I want to write. I love writing and spinning the story. Each time I write a book, I feel privileged to be the one who gets to tell these amazing stories of people I wish really existed. I'm lucky to be able to immerse myself in another world. And yet, I sit and stare at those 12k words, happy with them, and unable to continue. Not because I don't want to, or because I don't know where I want the story to go, but because I don't seem to be able to make my fingers move.
I blame it on editing.
Typos are natural. My characters have "waffled" instead of "wavered", driven "cats" instead of "cars" and somehow known English when they're time-traveling from 30 B.C. Greece. Yeah, it happened.(sidenote: said character is a witch who had been training for said time traveling for 25 years, which is highly sufficient to learn a language)
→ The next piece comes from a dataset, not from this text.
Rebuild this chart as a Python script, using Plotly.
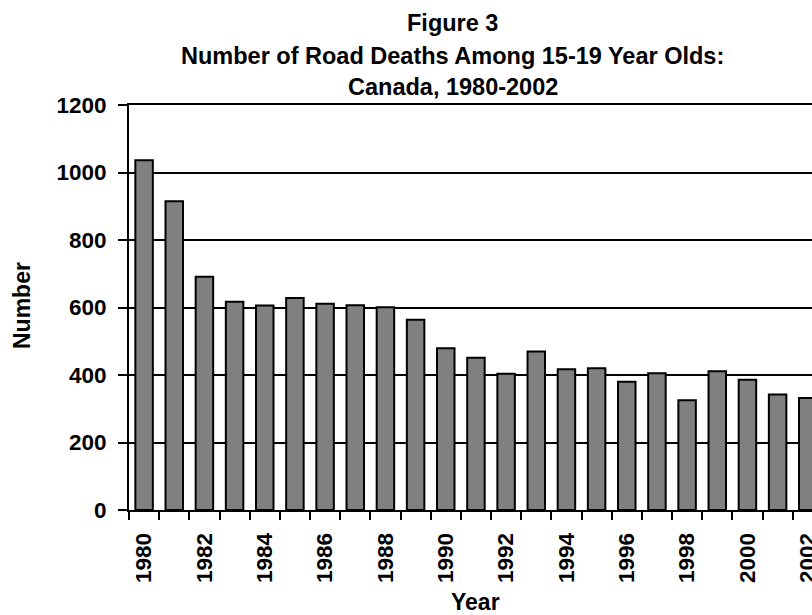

The point of this rambling is this: typos discourage me. I'm a perfectionist. Every time one of my betas marks an error, it depresses me. The bigger the typo, the worse it bothers. My biggest thing is my propensity to begin sentences with conjunctions. I was so aware of that during the writing of the second novel, that every time a conjunction is marked in this book, it just makes me feel as if I'm not making progress. I know it's not true. I have gone from 50+ per chapter to 2-3. That's a HUGE improvement, but it's something I've worked so hard on it that every time I fail, it feels like some personal shortcoming of mine as a writer and makes it hard for me to keep going on my current works.
The question then becomes: what do I do about it?
I wish I had the answer. For now, I keep trying to write, working on the editing and hoping that the desire to write the story will eventually overcome the pangs I feel when I make an error.